Set problem
Reproduce exactly, and only, the lines of the material below running from the line bearing "Reproduce this diagram with TikZ." through the line bearing "(0,0) rectangle (901,683);". Leave any pictures out.

Information given
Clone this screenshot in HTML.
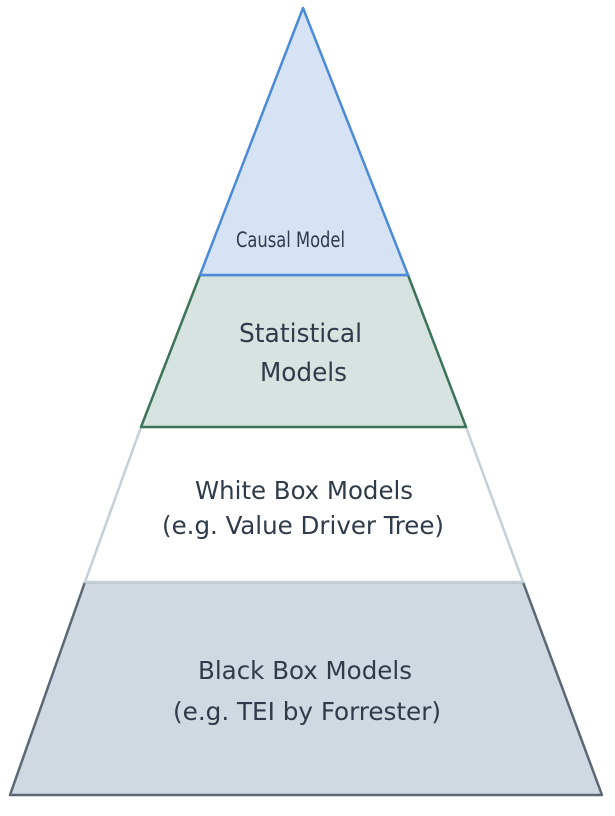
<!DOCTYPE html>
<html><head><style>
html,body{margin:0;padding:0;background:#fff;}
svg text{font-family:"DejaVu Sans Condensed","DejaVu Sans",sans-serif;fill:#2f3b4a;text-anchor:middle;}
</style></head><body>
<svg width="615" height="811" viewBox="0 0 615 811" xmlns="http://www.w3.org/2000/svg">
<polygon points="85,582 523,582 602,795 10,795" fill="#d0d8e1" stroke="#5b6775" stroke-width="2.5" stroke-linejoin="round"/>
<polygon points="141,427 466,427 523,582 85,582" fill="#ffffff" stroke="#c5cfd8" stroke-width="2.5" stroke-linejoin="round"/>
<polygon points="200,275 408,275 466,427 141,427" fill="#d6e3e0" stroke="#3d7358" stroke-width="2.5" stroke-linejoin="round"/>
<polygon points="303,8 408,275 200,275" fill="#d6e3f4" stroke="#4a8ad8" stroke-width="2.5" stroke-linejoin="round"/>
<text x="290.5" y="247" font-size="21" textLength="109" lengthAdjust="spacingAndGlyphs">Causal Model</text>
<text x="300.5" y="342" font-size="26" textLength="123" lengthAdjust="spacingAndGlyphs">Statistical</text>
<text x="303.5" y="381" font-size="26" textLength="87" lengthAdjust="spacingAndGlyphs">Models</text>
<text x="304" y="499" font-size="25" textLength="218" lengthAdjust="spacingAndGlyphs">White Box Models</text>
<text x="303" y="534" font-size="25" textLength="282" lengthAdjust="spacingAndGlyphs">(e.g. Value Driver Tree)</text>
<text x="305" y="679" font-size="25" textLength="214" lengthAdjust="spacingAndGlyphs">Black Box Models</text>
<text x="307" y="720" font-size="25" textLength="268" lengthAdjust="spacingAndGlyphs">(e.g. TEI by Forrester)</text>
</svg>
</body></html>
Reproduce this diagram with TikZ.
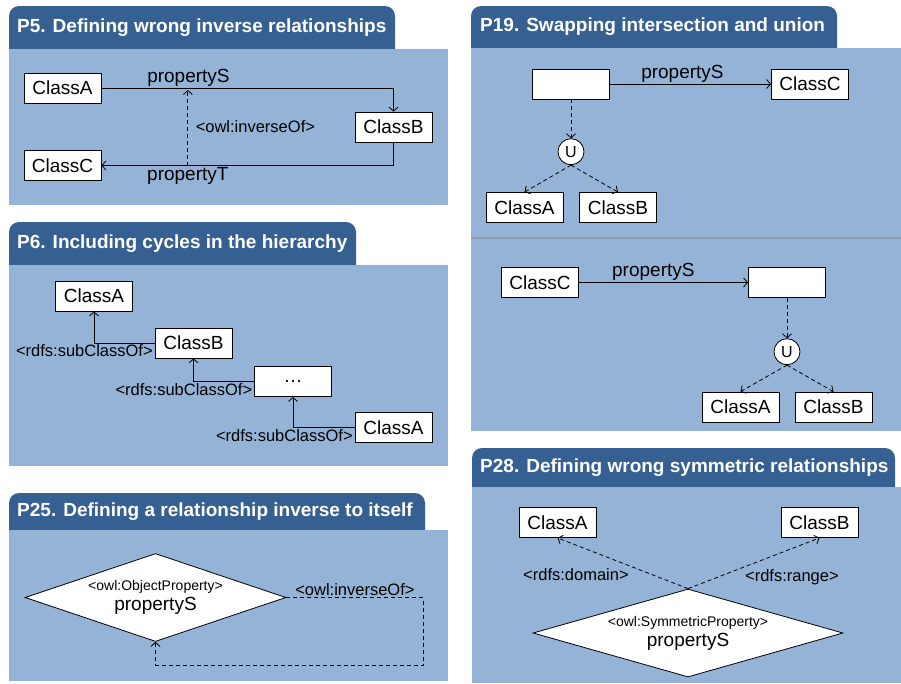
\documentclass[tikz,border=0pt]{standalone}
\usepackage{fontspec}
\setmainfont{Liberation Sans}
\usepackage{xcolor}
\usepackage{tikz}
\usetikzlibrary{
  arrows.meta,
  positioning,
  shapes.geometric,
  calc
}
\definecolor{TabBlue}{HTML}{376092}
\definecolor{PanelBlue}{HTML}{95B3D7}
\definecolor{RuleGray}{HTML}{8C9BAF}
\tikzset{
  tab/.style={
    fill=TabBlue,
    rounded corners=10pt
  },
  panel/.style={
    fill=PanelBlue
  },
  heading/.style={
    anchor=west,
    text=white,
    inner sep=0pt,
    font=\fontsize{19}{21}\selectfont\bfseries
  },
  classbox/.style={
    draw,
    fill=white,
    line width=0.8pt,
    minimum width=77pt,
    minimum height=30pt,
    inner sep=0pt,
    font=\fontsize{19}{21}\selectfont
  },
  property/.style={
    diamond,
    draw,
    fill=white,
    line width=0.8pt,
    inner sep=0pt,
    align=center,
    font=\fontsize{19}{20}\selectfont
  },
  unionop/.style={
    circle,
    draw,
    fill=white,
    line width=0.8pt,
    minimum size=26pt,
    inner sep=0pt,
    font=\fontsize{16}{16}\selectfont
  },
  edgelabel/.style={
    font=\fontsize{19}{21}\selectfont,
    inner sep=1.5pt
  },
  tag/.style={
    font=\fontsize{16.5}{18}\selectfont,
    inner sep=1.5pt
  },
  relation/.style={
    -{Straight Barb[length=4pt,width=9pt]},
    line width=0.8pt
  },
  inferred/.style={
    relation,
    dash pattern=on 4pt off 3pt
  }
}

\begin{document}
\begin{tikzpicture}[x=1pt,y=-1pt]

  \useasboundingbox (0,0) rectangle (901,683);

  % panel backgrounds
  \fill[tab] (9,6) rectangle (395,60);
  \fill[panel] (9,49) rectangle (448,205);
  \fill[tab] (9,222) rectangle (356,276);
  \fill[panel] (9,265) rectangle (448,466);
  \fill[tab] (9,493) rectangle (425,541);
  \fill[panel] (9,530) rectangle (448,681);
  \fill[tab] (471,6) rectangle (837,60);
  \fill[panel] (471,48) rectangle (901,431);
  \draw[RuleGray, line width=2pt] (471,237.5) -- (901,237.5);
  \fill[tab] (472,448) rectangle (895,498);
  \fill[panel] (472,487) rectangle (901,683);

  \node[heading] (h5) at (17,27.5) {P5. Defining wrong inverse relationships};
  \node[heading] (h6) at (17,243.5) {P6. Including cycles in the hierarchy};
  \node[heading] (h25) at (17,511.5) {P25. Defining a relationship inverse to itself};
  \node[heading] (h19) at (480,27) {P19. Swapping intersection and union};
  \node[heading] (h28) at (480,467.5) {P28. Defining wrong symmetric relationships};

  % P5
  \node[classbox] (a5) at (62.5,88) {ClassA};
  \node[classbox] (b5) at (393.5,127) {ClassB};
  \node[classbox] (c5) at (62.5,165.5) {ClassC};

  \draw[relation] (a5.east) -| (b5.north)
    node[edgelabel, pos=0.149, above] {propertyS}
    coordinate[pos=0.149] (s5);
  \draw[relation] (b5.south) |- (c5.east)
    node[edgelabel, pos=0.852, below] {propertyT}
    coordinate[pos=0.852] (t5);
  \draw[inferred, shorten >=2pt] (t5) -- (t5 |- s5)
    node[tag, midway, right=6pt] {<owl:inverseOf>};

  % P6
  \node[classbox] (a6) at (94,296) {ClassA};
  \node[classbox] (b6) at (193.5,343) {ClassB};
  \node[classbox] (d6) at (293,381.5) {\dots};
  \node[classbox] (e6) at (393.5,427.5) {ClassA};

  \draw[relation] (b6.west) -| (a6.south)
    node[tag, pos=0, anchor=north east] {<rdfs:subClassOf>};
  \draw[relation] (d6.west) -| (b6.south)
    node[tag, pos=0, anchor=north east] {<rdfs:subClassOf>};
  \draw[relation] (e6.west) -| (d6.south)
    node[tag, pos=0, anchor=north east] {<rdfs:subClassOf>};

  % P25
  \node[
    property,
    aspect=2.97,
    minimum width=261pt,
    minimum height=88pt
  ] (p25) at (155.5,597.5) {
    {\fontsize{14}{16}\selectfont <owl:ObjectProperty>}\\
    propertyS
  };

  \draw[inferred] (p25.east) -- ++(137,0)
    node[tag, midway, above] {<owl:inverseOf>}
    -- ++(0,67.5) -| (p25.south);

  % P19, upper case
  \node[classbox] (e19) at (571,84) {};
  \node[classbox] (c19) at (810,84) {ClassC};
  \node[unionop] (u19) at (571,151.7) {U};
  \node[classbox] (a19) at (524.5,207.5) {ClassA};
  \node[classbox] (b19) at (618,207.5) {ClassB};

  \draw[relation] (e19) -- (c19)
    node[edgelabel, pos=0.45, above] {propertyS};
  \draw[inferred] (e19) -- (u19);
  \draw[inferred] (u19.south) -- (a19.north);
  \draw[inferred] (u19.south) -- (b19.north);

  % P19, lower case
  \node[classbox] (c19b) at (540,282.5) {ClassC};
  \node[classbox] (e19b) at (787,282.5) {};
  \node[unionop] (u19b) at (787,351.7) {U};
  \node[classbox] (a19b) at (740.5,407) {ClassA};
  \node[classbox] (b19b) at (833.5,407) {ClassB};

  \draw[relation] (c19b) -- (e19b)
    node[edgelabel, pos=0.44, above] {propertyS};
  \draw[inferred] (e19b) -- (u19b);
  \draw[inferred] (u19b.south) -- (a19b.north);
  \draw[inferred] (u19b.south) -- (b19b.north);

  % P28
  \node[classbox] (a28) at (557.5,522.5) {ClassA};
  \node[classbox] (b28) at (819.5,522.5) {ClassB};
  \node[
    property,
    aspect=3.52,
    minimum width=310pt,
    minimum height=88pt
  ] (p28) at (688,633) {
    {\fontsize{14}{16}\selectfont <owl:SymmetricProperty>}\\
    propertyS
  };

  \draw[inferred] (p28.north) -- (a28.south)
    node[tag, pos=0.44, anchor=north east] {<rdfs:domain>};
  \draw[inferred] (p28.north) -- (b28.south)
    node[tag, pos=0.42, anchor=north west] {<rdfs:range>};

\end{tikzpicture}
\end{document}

The completed task
Reproduce this diagram with TikZ.
\documentclass[tikz,border=0pt]{standalone}
\usepackage{fontspec}
\setmainfont{Liberation Sans}
\usepackage{xcolor}
\usepackage{tikz}
\usetikzlibrary{
  arrows.meta,
  positioning,
  shapes.geometric,
  calc
}
\definecolor{TabBlue}{HTML}{376092}
\definecolor{PanelBlue}{HTML}{95B3D7}
\definecolor{RuleGray}{HTML}{8C9BAF}
\tikzset{
  tab/.style={
    fill=TabBlue,
    rounded corners=10pt
  },
  panel/.style={
    fill=PanelBlue
  },
  heading/.style={
    anchor=west,
    text=white,
    inner sep=0pt,
    font=\fontsize{19}{21}\selectfont\bfseries
  },
  classbox/.style={
    draw,
    fill=white,
    line width=0.8pt,
    minimum width=77pt,
    minimum height=30pt,
    inner sep=0pt,
    font=\fontsize{19}{21}\selectfont
  },
  property/.style={
    diamond,
    draw,
    fill=white,
    line width=0.8pt,
    inner sep=0pt,
    align=center,
    font=\fontsize{19}{20}\selectfont
  },
  unionop/.style={
    circle,
    draw,
    fill=white,
    line width=0.8pt,
    minimum size=26pt,
    inner sep=0pt,
    font=\fontsize{16}{16}\selectfont
  },
  edgelabel/.style={
    font=\fontsize{19}{21}\selectfont,
    inner sep=1.5pt
  },
  tag/.style={
    font=\fontsize{16.5}{18}\selectfont,
    inner sep=1.5pt
  },
  relation/.style={
    -{Straight Barb[length=4pt,width=9pt]},
    line width=0.8pt
  },
  inferred/.style={
    relation,
    dash pattern=on 4pt off 3pt
  }
}

\begin{document}
\begin{tikzpicture}[x=1pt,y=-1pt]

  \useasboundingbox (0,0) rectangle (901,683);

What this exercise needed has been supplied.